I just finished a nine-hour shift at Court Square Tavern. There was a party afterwards I could have gone to, but I have to be up early to hang out with my children. I also smell like I've been working.
I have a party to go to tomorrow afternoon, and I'm going to enjoy it, even though I have to write what I would consider to be an important story. I received new information today that I need to put into a narrative. That narrative will be read by thousands of people, possibly more.
But tonight, I'm sitting and enjoying the end of my work week. I try not to do any writing on the weekends so I can have some form of downtime. The tavern is a break from my writing job, but it's still work no matter. I'm paid to be there to bring people what they want.
I'm also paid to think about certain issues so that I can explain them to other people. Hopefully I explain these issues to thousands of people.
These days, I don't seem to do much of anything but work. This summer has been much busier than other ones I've had. I've put all of my personal pursuits behind so that I can do the jobs I need to do.
We're desperately understaffed at Court Square Tavern. There are only three of us who are currently working at night.

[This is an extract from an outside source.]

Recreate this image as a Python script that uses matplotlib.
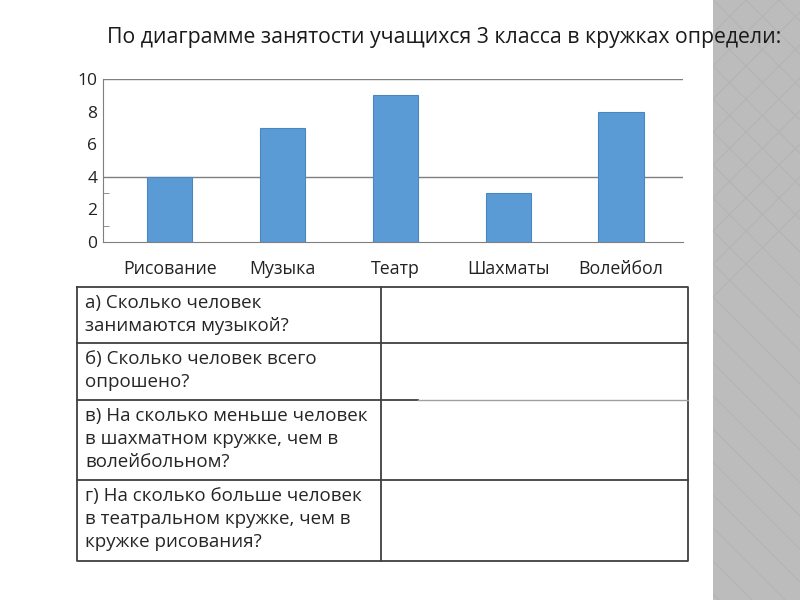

I've had to pick up more shifts, which isn't so bad because I do my part for the team.
Everything I do, everything all of us do, has a purpose. There's a narrative that undergirds all of it. Working so much without much time for proper relaxation sometimes kicks up so much dust that it is hard to see the bigger picture.

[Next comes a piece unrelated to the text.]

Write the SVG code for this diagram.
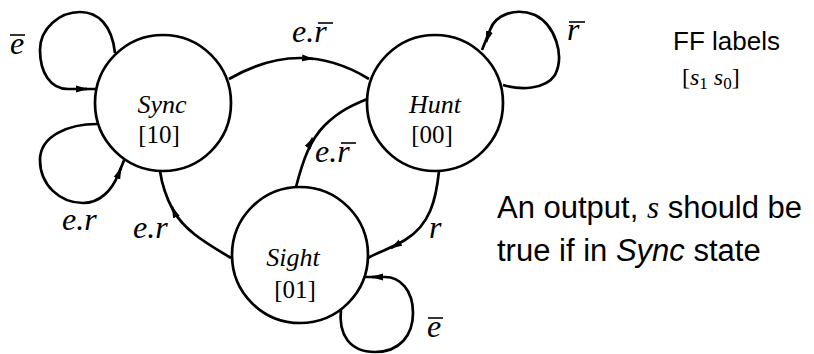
<svg xmlns="http://www.w3.org/2000/svg" width="814" height="354" viewBox="0 0 814 354">
<style>
.st{fill:#fff;stroke:#000;stroke-width:2.7}
.cn{fill:none;stroke:#000;stroke-width:2.7}
.ah{fill:none;stroke:#000;stroke-width:2.7;marker-end:url(#arr)}
.nm{font-family:"Liberation Serif",serif;font-style:italic;font-size:26px;text-anchor:middle}
.cd{font-family:"Liberation Serif",serif;font-size:25px;text-anchor:middle}
.lb{font-family:"Liberation Serif",serif;font-style:italic;font-size:32px}
.bar{stroke:#000;stroke-width:1.6}
.sn{font-family:"Liberation Sans",Arial,sans-serif;font-size:26px}
.nt{font-family:"Liberation Sans",Arial,sans-serif;font-size:31px}
</style>
<defs>
<marker id="arr" markerUnits="userSpaceOnUse" markerWidth="12" markerHeight="8" refX="11" refY="4" orient="auto">
<path d="M0,0.5 L12,4 L0,7.5 z" fill="#000"/>
</marker>
</defs>
<g id="connectors">
<path class="cn" d="M115,53 C112,25 98,12 80,12 C60,12 40,28 40,50 C40,72 50,89 68,89 L97,89"/>
<path class="ah" d="M78,89 L87,89"/>
<path class="cn" d="M97,124 C70,124 40,135 40,160 C40,185 60,203 83,203 C100,203 112,190 118,175 L125,158"/>
<path class="ah" d="M117,178 L121,168"/>
<path class="cn" d="M229,79 C255,64 280,58 300,58 C325,58 348,66 369,79"/>
<path class="ah" d="M303,58 L313,59"/>
<path class="cn" d="M503,85 C520,90 545,90 555,75 C565,55 555,25 535,15 C515,7 495,15 490,30 L482,50"/>
<path class="ah" d="M489,33 L486,42"/>
<path class="cn" d="M296,187 C303,160 310,140 325,125 C340,110 355,104 367,99"/>
<path class="ah" d="M308,147 L313,138"/>
<path class="cn" d="M439,171 C436,200 430,225 405,240 C390,249 378,252 368,258"/>
<path class="ah" d="M400,243 L391,248"/>
<path class="cn" d="M231,258 C210,245 185,232 173,210 C166,197 162,185 160,171"/>
<path class="ah" d="M176,216 L172,207"/>
<path class="cn" d="M341,309 C338,335 350,352 375,352 C400,352 413,335 413,313 C413,290 400,277 385,277 L362,277"/>
<path class="ah" d="M381,277 L372,277"/>
</g>
<g id="edge-labels">
<text class="lb" x="10" y="54">e</text><line class="bar" x1="10" y1="35" x2="25" y2="35"/>
<text class="lb" x="62" y="230">e.r</text>
<text class="lb" x="292" y="42">e.r</text><line class="bar" x1="318" y1="23" x2="333" y2="23"/>
<text class="lb" x="315" y="162">e.r</text><line class="bar" x1="341" y1="143" x2="356" y2="143"/>
<text class="lb" x="567" y="40">r</text><line class="bar" x1="569" y1="22" x2="585" y2="22"/>
<text class="lb" x="429" y="238">r</text>
<text class="lb" x="133" y="238">e.r</text>
<text class="lb" x="427" y="337">e</text><line class="bar" x1="428" y1="318" x2="443" y2="318"/>
</g>
<g id="sync">
<circle class="st" cx="163" cy="103" r="68"/>
<text class="nm" x="162" y="113">Sync</text>
<text class="cd" x="159" y="143">[10]</text>
</g>
<g id="hunt">
<circle class="st" cx="435" cy="103" r="68"/>
<text class="nm" x="435" y="113">Hunt</text>
<text class="cd" x="432" y="143">[00]</text>
</g>
<g id="sight">
<circle class="st" cx="300" cy="255" r="68"/>
<text class="nm" x="293" y="266">Sight</text>
<text class="cd" x="295" y="298">[01]</text>
</g>
<g id="notes">
<text class="sn" x="673" y="50">FF labels</text>
<text font-family="'Liberation Serif',serif" font-size="24" x="682" y="85">[<tspan font-style="italic">s</tspan><tspan font-size="17" dy="4">1</tspan><tspan dy="-4" xml:space="preserve"> </tspan><tspan font-style="italic">s</tspan><tspan font-size="17" dy="4">0</tspan><tspan dy="-4">]</tspan></text>
<text class="nt" x="497" y="218">An output, <tspan font-family="'Liberation Serif',serif" font-style="italic">s</tspan> should be</text>
<text class="nt" x="497" y="261">true if in <tspan font-style="italic">Sync</tspan> state</text>
</g>
</svg>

All of us have challenges to overcome. Once we do, another one takes its place. Maybe this is the purpose of being human. Solve what we can so we can get on to the next one.
So, when I sit here late at night when I finally have some time to myself, I have the opportunity to think as the bigger picture resolves itself.
But the best thing about down-time is that I don't have to put my attention on the next challenge at this moment. I can recharge and get ready for more.